Washington, March 9 : Researchers from Purdue University in US have defined a new biochemical pathway in plants which could mean better biofuel sources in the future.
According to researchers, the newly defined signaling pathway may provide the scientific tools to design plants that will yield larger quantities of alternative transportation fuels than currently can be produced.
"The pathway moves materials that determine cell shape and size through a system of signaling proteins," said Dan Szymanski, a plant geneticist and cellular biologist.
By learning more about the growth and development process, it may be possible to engineer plants with improved properties such as cell walls that are more massive or are more easily fermented in the biofuel process.
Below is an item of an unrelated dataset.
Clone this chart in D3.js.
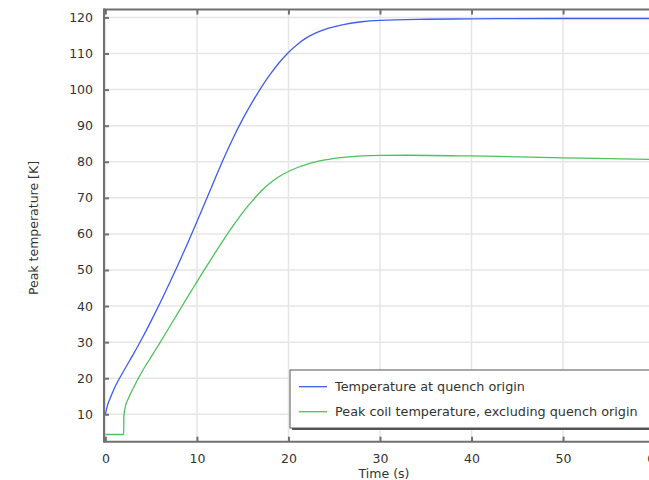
<!DOCTYPE html>
<html>
<head>
<meta charset="utf-8">
<script src="https://cdn.jsdelivr.net/npm/d3@7"></script>
<style>
  body { margin: 0; overflow: hidden; background: #fff; }
  text { font-family: "DejaVu Sans", sans-serif; fill: #333; }
</style>
</head>
<body>
<div id="chart"></div>
<script>
// values
const xTicks = [0, 10, 20, 30, 40, 50, 60]
const yTicks = [10, 20, 30, 40, 50, 60, 70, 80, 90, 100, 110, 120]

const blueTime = [0, 0.25, 0.5, 1, 2, 3, 4, 5, 6, 7, 8, 9, 10, 11, 12, 13, 14, 15, 16, 17, 18, 19, 20, 21, 22, 23, 24, 26, 28, 30, 35, 40, 50, 60, 63]
const blueTemp = [10, 12.6, 14.3, 17.3, 22.0, 26.4, 31.0, 35.9, 41.0, 46.3, 51.8, 57.5, 63.4, 69.4, 75.4, 81.3, 86.8, 91.8, 96.3, 100.5, 104.2, 107.5, 110.3, 112.6, 114.4, 115.7, 116.7, 118.0, 118.8, 119.2, 119.5, 119.6, 119.7, 119.7, 119.7]

const greenTime = [0, 2.0, 2.02, 2.2, 2.5, 3.0, 3.5, 4, 5, 6, 7, 8, 9, 10, 11, 12, 13, 14, 15, 16, 17, 18, 19, 20, 21, 22, 24, 26, 28, 30, 33, 40, 50, 60, 63]
const greenTemp = [4.4, 4.4, 9.5, 12.3, 14.3, 17.0, 19.5, 21.8, 25.9, 30.0, 34.2, 38.4, 42.6, 46.7, 50.8, 54.8, 58.7, 62.4, 65.9, 69.0, 71.8, 74.1, 75.9, 77.3, 78.4, 79.3, 80.5, 81.2, 81.6, 81.75, 81.8, 81.6, 81.1, 80.6, 80.5]

const seriesNames = ["Temperature at quench origin", "Peak coil temperature, excluding quench origin"]
const seriesColors = ["#3f5cf2", "#4cc25a"]

var width = 720, height = 480;

var svg = d3.select("#chart")
    .append("svg")
    .attr("width", width)
    .attr("height", height)

var x = d3.scaleLinear().domain([-0.15, 63]).range([104, 104 + 63.15 * 9.154])
var y = d3.scaleLinear().domain([2.4, 122.2]).range([441.7, 9.5])

var plotRight = x(63)

// grid
svg.append("g").selectAll("line").data(xTicks).join("line")
    .attr("x1", d => x(d)).attr("x2", d => x(d))
    .attr("y1", y(122.2)).attr("y2", y(2.4))
    .attr("stroke", "#e6e6e6").attr("stroke-width", 1.5)
svg.append("g").selectAll("line").data(yTicks).join("line")
    .attr("x1", x(-0.15)).attr("x2", plotRight)
    .attr("y1", d => y(d)).attr("y2", d => y(d))
    .attr("stroke", "#e6e6e6").attr("stroke-width", 1.5)

// lines
var line = d3.line().curve(d3.curveMonotoneX)
    .x(d => x(d[0])).y(d => y(d[1]))

svg.append("path")
    .datum(d3.zip(greenTime, greenTemp))
    .attr("fill", "none").attr("stroke", seriesColors[1]).attr("stroke-width", 1.3)
    .attr("d", line)
svg.append("path")
    .datum(d3.zip(blueTime, blueTemp))
    .attr("fill", "none").attr("stroke", seriesColors[0]).attr("stroke-width", 1.3)
    .attr("d", line)

// frame
var frame = "#707070"
svg.append("line").attr("x1", 104).attr("x2", plotRight).attr("y1", 9.5).attr("y2", 9.5)
    .attr("stroke", frame).attr("stroke-width", 2)
svg.append("line").attr("x1", 104).attr("x2", plotRight).attr("y1", 441.7).attr("y2", 441.7)
    .attr("stroke", frame).attr("stroke-width", 2)
svg.append("line").attr("x1", 104).attr("x2", 104).attr("y1", 8.5).attr("y2", 442.7)
    .attr("stroke", frame).attr("stroke-width", 2)

// axes (ticks point inwards)
var xAxis = svg.append("g")
    .attr("transform", "translate(0,441.7)")
    .call(d3.axisBottom(x).tickValues(xTicks).tickSizeInner(-5).tickSizeOuter(0).tickPadding(12))
var xTop = svg.append("g")
    .attr("transform", "translate(0,9.5)")
    .call(d3.axisTop(x).tickValues(xTicks).tickSizeInner(-5).tickSizeOuter(0).tickFormat(""))
var yAxis = svg.append("g")
    .attr("transform", "translate(104,0)")
    .call(d3.axisLeft(y).tickValues(yTicks).tickSizeInner(-5).tickSizeOuter(0).tickPadding(11))

;[xAxis, xTop, yAxis].forEach(g => {
    g.select(".domain").remove()
    g.selectAll(".tick line").attr("stroke", frame).attr("stroke-width", 2)
    g.selectAll(".tick text").attr("font-size", 12.5).attr("fill", "#333")
        .style("font-family", "DejaVu Sans")
})

// axis titles
svg.append("text")
    .attr("x", 384).attr("y", 477.5)
    .attr("text-anchor", "middle")
    .attr("font-size", 12.5)
    .text("Time (s)")
svg.append("text")
    .attr("transform", "translate(38,228) rotate(-90)")
    .attr("text-anchor", "middle")
    .attr("font-size", 12.5)
    .text("Peak temperature [K]")

// legend
var lg = svg.append("g").attr("transform", "translate(290,370)")
lg.append("rect").attr("x", 2).attr("y", 2).attr("width", 400).attr("height", 58)
    .attr("fill", "#555")
lg.append("rect").attr("x", 0).attr("y", 0).attr("width", 400).attr("height", 58)
    .attr("fill", "#fff").attr("stroke", "#555").attr("stroke-width", 1)
seriesNames.forEach((name, i) => {
    var yy = 16.7 + i * 25
    lg.append("line").attr("x1", 9).attr("x2", 37).attr("y1", yy).attr("y2", yy)
        .attr("stroke", seriesColors[i]).attr("stroke-width", 1.3)
    lg.append("text").attr("x", 45).attr("y", yy + 4.5)
        .attr("font-size", 12.8)
        .text(name)
})
</script>
</body>
</html>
"We expect that cell wall material will be a major source of biomass from plants designated for biofuel production," said Szymanski. "We need to learn more about how plant cells control the quality and amount of cell wall material," he added.
Szymanski and his research team investigated plant growth and cell wall development from several scientific approaches in determining the cascade of events that leads to changes in the cell wall.
They discovered that a protein called "SPIKE1" directs the protein-signaling pathway. They hypothesize that SPIKE1 may both generate and organize protein complex signaling.
Szymanski and his colleagues were able to demonstrate that one of SPIKE1's functions is to control production of actin filament, which defines localized cell regions for delivery and recycling of growth materials.
"Plant cells grow by expansion, which is cell wall synthesis coupled with an increase in cell size," said Szymanski.
"The key questions we need to answer in trying to create plants more valuable for biofuel production center on understanding how plants integrate metabolism, cell growth and biomass production," he added.
They also need to discover what activates SPIKE1. When the researchers understand enough about the processes involved in plant cell growth and development, then they may be able to design plants that are bigger with more cell wall that can be processed into biofuel.
"Learning more about SPIKE1 likely will help us gain a better understanding of the mechanics and regulation involved with the pathways that control cell architecture and development in plants, and also may be relevant to animal and human growth and development," said Szymanski.